WHAT IS EXPECTED>
Look over the lines below. Report each one that includes the string "this".

EXTRACTED INFORMATION>

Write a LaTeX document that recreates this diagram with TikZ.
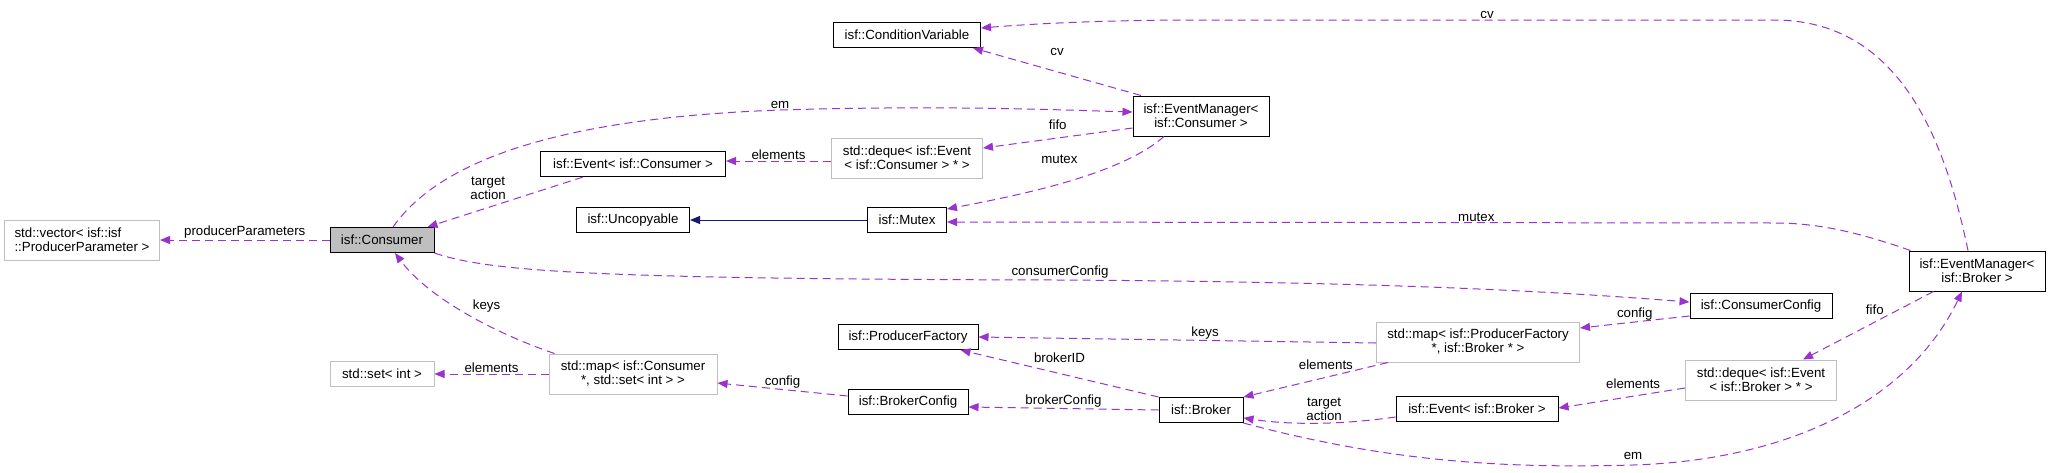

...

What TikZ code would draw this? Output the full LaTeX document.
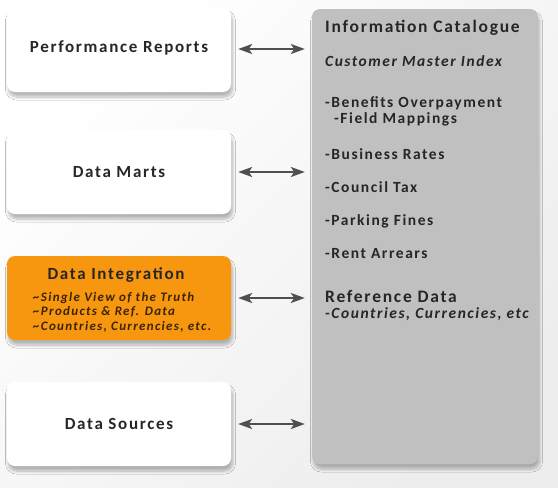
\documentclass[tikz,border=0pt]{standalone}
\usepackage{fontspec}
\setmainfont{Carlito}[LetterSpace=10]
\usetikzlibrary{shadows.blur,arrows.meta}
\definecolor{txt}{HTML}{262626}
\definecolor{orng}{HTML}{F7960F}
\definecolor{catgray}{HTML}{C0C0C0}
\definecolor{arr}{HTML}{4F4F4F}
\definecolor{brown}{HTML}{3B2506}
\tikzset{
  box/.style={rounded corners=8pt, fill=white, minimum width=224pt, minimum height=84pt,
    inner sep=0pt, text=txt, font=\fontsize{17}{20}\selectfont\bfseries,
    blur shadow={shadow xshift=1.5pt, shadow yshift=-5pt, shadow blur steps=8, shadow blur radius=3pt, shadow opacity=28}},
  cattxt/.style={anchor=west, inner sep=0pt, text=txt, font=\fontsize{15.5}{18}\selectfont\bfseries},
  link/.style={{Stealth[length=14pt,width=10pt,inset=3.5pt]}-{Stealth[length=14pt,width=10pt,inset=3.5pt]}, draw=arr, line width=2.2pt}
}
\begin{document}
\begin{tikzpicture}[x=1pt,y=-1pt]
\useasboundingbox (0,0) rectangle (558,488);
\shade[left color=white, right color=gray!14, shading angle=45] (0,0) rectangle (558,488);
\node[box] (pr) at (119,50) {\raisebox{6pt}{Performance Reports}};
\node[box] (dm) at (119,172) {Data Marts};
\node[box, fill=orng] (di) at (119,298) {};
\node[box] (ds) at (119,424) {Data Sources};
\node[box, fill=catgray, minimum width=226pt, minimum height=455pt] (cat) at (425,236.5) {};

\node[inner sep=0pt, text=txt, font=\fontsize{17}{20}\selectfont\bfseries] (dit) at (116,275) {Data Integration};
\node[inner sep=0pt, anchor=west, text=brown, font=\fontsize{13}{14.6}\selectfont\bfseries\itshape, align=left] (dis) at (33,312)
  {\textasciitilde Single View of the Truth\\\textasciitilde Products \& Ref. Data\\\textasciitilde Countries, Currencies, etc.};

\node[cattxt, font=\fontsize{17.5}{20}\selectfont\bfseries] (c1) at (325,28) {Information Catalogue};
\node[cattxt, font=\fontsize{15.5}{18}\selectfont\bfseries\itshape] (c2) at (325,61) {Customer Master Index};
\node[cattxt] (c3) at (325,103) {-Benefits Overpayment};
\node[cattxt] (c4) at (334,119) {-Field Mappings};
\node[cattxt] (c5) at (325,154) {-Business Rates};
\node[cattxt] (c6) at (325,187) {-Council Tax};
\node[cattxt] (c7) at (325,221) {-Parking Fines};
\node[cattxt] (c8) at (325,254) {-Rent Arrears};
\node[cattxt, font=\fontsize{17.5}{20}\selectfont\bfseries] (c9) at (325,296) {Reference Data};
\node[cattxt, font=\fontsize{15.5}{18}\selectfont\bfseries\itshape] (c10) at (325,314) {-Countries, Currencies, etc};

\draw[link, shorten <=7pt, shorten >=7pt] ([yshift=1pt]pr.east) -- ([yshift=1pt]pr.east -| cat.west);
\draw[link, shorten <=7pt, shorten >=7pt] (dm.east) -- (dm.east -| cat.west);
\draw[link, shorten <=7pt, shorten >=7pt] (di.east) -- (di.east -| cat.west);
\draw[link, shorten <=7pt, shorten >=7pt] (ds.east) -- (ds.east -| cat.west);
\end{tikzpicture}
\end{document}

COMPLETED TASK>
Write a LaTeX document that recreates this diagram with TikZ.
What TikZ code would draw this? Output the full LaTeX document.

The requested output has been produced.